- _What is asked_
Retype the entries, please, from their first line to the line containing "plt.rcParams['ytick.right'] = True", exactly and only those lines, minus the pictures.
* START *
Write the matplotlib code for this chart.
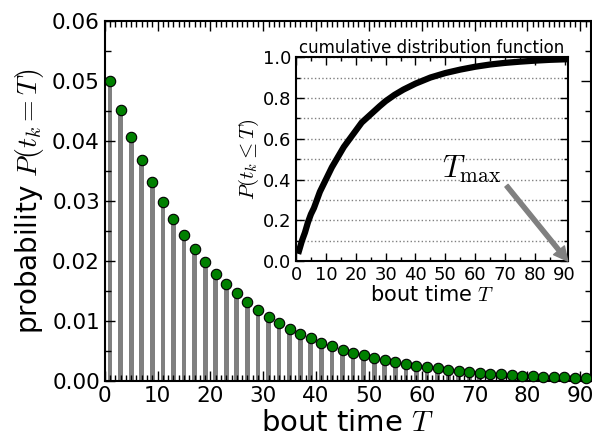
import numpy as np
import matplotlib.pyplot as plt
from matplotlib.ticker import MultipleLocator

plt.rcParams['mathtext.fontset'] = 'cm'
plt.rcParams['xtick.direction'] = 'in'
plt.rcParams['ytick.direction'] = 'in'
plt.rcParams['xtick.top'] = True
plt.rcParams['ytick.right'] = True

# probability of bout time (every second value shown)
T = [1, 3, 5, 7, 9, 11, 13, 15, 17, 19, 21, 23, 25, 27, 29, 31, 33, 35, 37, 39,
     41, 43, 45, 47, 49, 51, 53, 55, 57, 59, 61, 63, 65, 67, 69, 71, 73, 75, 77,
     79, 81, 83, 85, 87, 89, 91]
prob = [0.0500, 0.0451, 0.0407, 0.0368, 0.0332, 0.0299, 0.0270, 0.0244, 0.0220,
        0.0199, 0.0179, 0.0162, 0.0146, 0.0132, 0.0119, 0.0107, 0.0097, 0.0087,
        0.0079, 0.0071, 0.0064, 0.0058, 0.0052, 0.0047, 0.0043, 0.0039, 0.0035,
        0.0031, 0.0028, 0.0025, 0.0023, 0.0021, 0.0019, 0.0017, 0.0015, 0.0014,
        0.0012, 0.0011, 0.0010, 0.0009, 0.0008, 0.0007, 0.0007, 0.0006, 0.0005,
        0.0005]

# cumulative distribution (inset)
T_cdf = [1, 2, 3, 4, 5, 6, 7, 8, 10, 12, 14, 16, 18, 20, 22, 25, 28, 30, 33,
         36, 40, 45, 50, 55, 60, 65, 70, 75, 80, 85, 91]
cdf = [0.05, 0.10, 0.14, 0.19, 0.23, 0.26, 0.30, 0.34, 0.40, 0.46, 0.51, 0.56,
       0.60, 0.64, 0.68, 0.72, 0.76, 0.785, 0.816, 0.842, 0.871, 0.901, 0.923,
       0.940, 0.954, 0.965, 0.973, 0.979, 0.984, 0.988, 0.991]

fig = plt.figure(figsize=(5.92, 4.38), dpi=100)
ax = fig.add_axes([0.177, 0.130, 0.821, 0.822])
ax.bar(T, prob, width=0.9, color='gray', edgecolor='none', zorder=1)
ax.plot(T, prob, 'o', color='green', mec='black', mew=0.8, ms=7.5, zorder=3, clip_on=False)
ax.set_xlim(0, 92)
ax.set_ylim(0, 0.06)
ax.xaxis.set_major_locator(MultipleLocator(10))
ax.xaxis.set_minor_locator(MultipleLocator(1))
ax.yaxis.set_major_locator(MultipleLocator(0.01))
ax.yaxis.set_minor_locator(MultipleLocator(0.005))
ax.tick_params(which='major', length=7, width=1, labelsize=15.5)
ax.tick_params(which='minor', length=4, width=1)
ax.set_xlabel('bout time $T$', fontsize=21, labelpad=2)
ax.set_ylabel('probability $P(t_k=T)$', fontsize=20)
for s in ax.spines.values():
    s.set_linewidth(1.5)

ins = fig.add_axes([0.5, 0.404, 0.459, 0.465])
ins.plot(T_cdf, cdf, color='black', lw=4.5)
ins.set_xlim(0, 91)
ins.set_ylim(0, 1)
ins.xaxis.set_major_locator(MultipleLocator(10))
ins.xaxis.set_minor_locator(MultipleLocator(5))
ins.yaxis.set_major_locator(MultipleLocator(0.2))
ins.yaxis.set_minor_locator(MultipleLocator(0.1))
ins.yaxis.grid(True, which='both', color='gray', linestyle=':', lw=1)
ins.tick_params(which='major', length=6, width=1, labelsize=13)
ins.tick_params(which='minor', length=3, width=1)
ins.set_xlabel('bout time $T$', fontsize=15, labelpad=1)
ins.set_ylabel(r'$P(t_k \leq T)$', fontsize=15, labelpad=1)
ins.set_title('cumulative distribution function', fontsize=12, pad=2)
for s in ins.spines.values():
    s.set_linewidth(1.5)
ins.text(49, 0.41, r'$T_{\max}$', fontsize=22, va='baseline')
ins.annotate('', xy=(91, 0), xytext=(70.5, 0.37),
             arrowprops=dict(facecolor='gray', edgecolor='gray', width=3,
                             headwidth=10, headlength=10, shrink=0.0))

fig.savefig('out.png', dpi=100)
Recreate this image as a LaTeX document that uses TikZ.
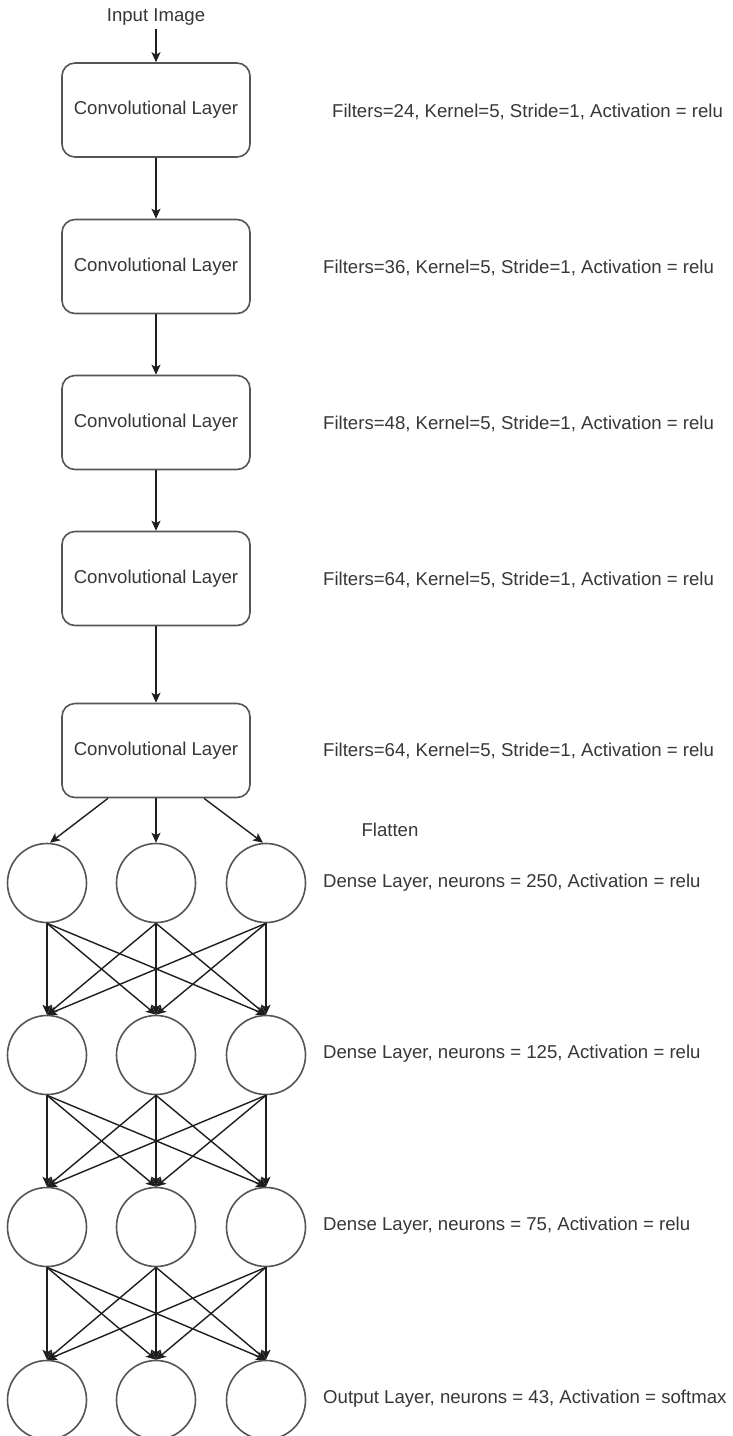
\documentclass[tikz,border=0pt]{standalone}
\usepackage{fontspec}
\setmainfont{Liberation Sans}
\usetikzlibrary{arrows.meta}
\definecolor{txt}{RGB}{55,55,55}
\definecolor{edge}{RGB}{85,85,85}
\definecolor{arr}{RGB}{30,30,30}
\begin{document}
\begin{tikzpicture}[x=1pt,y=-1pt,
  lbl/.style={font=\fontsize{18.6}{22}\selectfont, text=txt, inner sep=0pt},
  convbox/.style={draw=edge, line width=1.6pt, rounded corners=13pt, minimum width=188pt, minimum height=94pt, inner sep=0pt, font=\fontsize{18.6}{22}\selectfont, text=txt},
  neuron/.style={draw=edge, line width=1.6pt, circle, minimum size=79pt, inner sep=0pt},
  link/.style={draw=arr, line width=1.4pt, -{Stealth[length=10pt,width=9pt,inset=2.5pt]}}
]
\useasboundingbox (0,0) rectangle (733,1436);
\fill[white] (0,0) rectangle (733,1436);

\node[lbl, inner sep=3pt] (in) at (156,17) {Input Image};

\node[convbox] (c1) at (156,110) {Convolutional Layer};
\node[convbox] (c2) at (156,266.5) {Convolutional Layer};
\node[convbox] (c3) at (156,422.5) {Convolutional Layer};
\node[convbox] (c4) at (156,578.5) {Convolutional Layer};
\node[convbox] (c5) at (156,750.5) {Convolutional Layer};

\node[lbl, anchor=west] (t1) at (332,112) {Filters=24, Kernel=5, Stride=1, Activation = relu};
\node[lbl, anchor=west] (t2) at (323,268) {Filters=36, Kernel=5, Stride=1, Activation = relu};
\node[lbl, anchor=west] (t3) at (323,424) {Filters=48, Kernel=5, Stride=1, Activation = relu};
\node[lbl, anchor=west] (t4) at (323,580) {Filters=64, Kernel=5, Stride=1, Activation = relu};
\node[lbl, anchor=west] (t5) at (323,751) {Filters=64, Kernel=5, Stride=1, Activation = relu};

\node[lbl] (fl) at (390,830) {Flatten};

\foreach \r/\y in {1/883,2/1055,3/1227,4/1400}{
  \node[neuron] (n\r a) at (47,\y) {};
  \node[neuron] (n\r b) at (156,\y) {};
  \node[neuron] (n\r c) at (266,\y) {};
}

\node[lbl, anchor=west] (d1) at (323,883) {Dense Layer, neurons = 250, Activation = relu};
\node[lbl, anchor=west] (d2) at (323,1054) {Dense Layer, neurons = 125, Activation = relu};
\node[lbl, anchor=west] (d3) at (323,1226) {Dense Layer, neurons = 75, Activation = relu};
\node[lbl, anchor=west] (d4) at (323,1399) {Output Layer, neurons = 43, Activation = softmax};

\draw[link] (in.south) -- (c1.north);
\draw[link] (c1.south) -- (c2.north);
\draw[link] (c2.south) -- (c3.north);
\draw[link] (c3.south) -- (c4.north);
\draw[link] (c4.south) -- (c5.north);

\draw[link] ([xshift=-48pt]c5.south) -- ([xshift=3pt]n1a.north);
\draw[link] (c5.south) -- (n1b.north);
\draw[link] ([xshift=48pt]c5.south) -- ([xshift=-3pt]n1c.north);

\foreach \r/\s in {1/2,2/3,3/4}{
  \foreach \p in {a,b,c}{
    \foreach \q in {a,b,c}{
      \draw[link] (n\r\p.south) -- (n\s\q.north);
    }
  }
}
\end{tikzpicture}
\end{document}
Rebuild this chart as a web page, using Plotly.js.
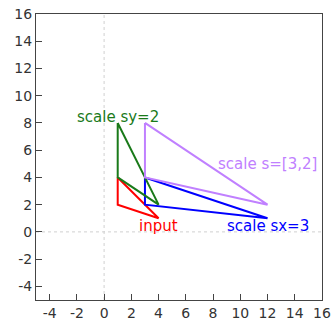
<!DOCTYPE html>
<html>
<head>
<meta charset="utf-8">
<script src="https://cdn.plot.ly/plotly-3.0.1.min.js"></script>
<style>html,body{margin:0;padding:0;background:#fff;}#chart{width:334px;height:324px;}</style>
</head>
<body>
<div id="chart"></div>
<script>
// Shapes (closed triangles)
const inputX = [1, 1, 4, 1];
const inputY = [4, 2, 1, 4];
const sxX = [3, 3, 12, 3];
const sxY = [4, 2, 1, 4];
const syX = [1, 1, 4, 1];
const syY = [8, 4, 2, 8];
const sX = [3, 3, 12, 3];
const sY = [8, 4, 2, 8];

const names = ["input", "scale sx=3", "scale sy=2", "scale s=[3,2]"];
const colors = ["#ff0000", "#0000ff", "#1a7a1a", "#c080ff"];
const labelX = [4, 12, 1, 12];
const labelY = [1, 1, 8, 2];

const xTicks = [-4, -2, 0, 2, 4, 6, 8, 10, 12, 14, 16];
const yTicks = [-4, -2, 0, 2, 4, 6, 8, 10, 12, 14, 16];
const xTickText = ["-4", "-2", "0", "2", "4", "6", "8", "10", "12", "14", "16"];
const yTickText = ["-4", "-2", "0", "2", "4", "6", "8", "10", "12", "14", "16"];

const series = [[inputX, inputY], [sxX, sxY], [syX, syY], [sX, sY]];
const traces = series.map((s, i) => ({
  x: s[0], y: s[1], type: 'scatter', mode: 'lines', name: names[i],
  line: {color: colors[i], width: 2}, hoverinfo: 'skip'
}));

const shifts = [-8, -8, 6, 41];
const ann = names.map((n, i) => ({
  x: labelX[i], y: labelY[i], text: n, xanchor: 'center', yanchor: 'middle', yshift: shifts[i],
  showarrow: false, font: {family: 'DejaVu Sans', size: 15, color: colors[i]}
}));

const layout = {
  width: 334, height: 324,
  margin: {l: 36, r: 12, t: 14, b: 24},
  showlegend: false,
  paper_bgcolor: '#fff', plot_bgcolor: '#fff',
  font: {family: 'DejaVu Sans', size: 14, color: '#333'},
  xaxis: {range: [-5, 16], tickvals: xTicks, ticktext: xTickText, ticks: 'inside', ticklen: 6, tickcolor: '#444',
    showgrid: false, zeroline: false, showline: true, linecolor: '#444', linewidth: 1, mirror: true},
  yaxis: {range: [-5, 16], tickvals: yTicks, ticktext: yTickText, ticks: 'inside', ticklen: 6, tickcolor: '#444',
    showgrid: false, zeroline: false, showline: true, linecolor: '#444', linewidth: 1, mirror: true},
  shapes: [
    {type: 'line', xref: 'x', yref: 'paper', x0: 0, x1: 0, y0: 0, y1: 1, layer: 'below', line: {color: '#d0d0d0', width: 1, dash: 'dot'}},
    {type: 'line', xref: 'paper', yref: 'y', x0: 0, x1: 1, y0: 0, y1: 0, layer: 'below', line: {color: '#d0d0d0', width: 1, dash: 'dot'}}
  ],
  annotations: ann
};
Plotly.newPlot('chart', traces, layout, {displayModeBar: false, staticPlot: true});
</script>
</body>
</html>
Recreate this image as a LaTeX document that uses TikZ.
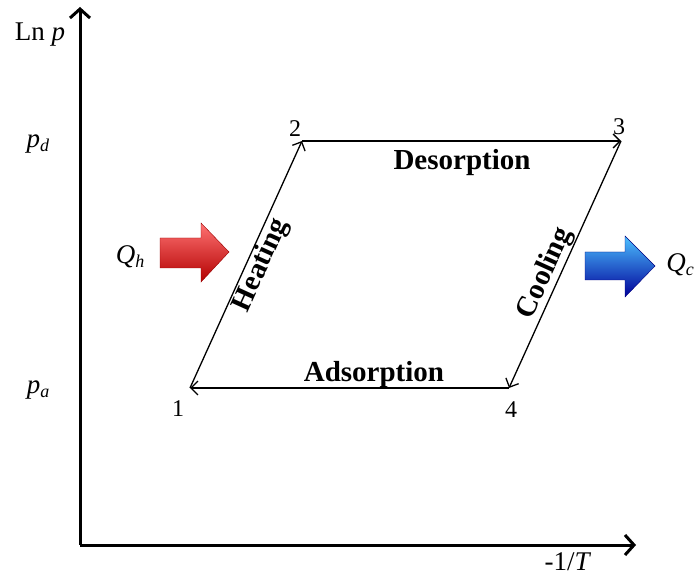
* END *
- _Reply_
Write the matplotlib code for this chart.
import numpy as np
import matplotlib.pyplot as plt
from matplotlib.ticker import MultipleLocator

plt.rcParams['mathtext.fontset'] = 'cm'
plt.rcParams['xtick.direction'] = 'in'
plt.rcParams['ytick.direction'] = 'in'
plt.rcParams['xtick.top'] = True
plt.rcParams['ytick.right'] = True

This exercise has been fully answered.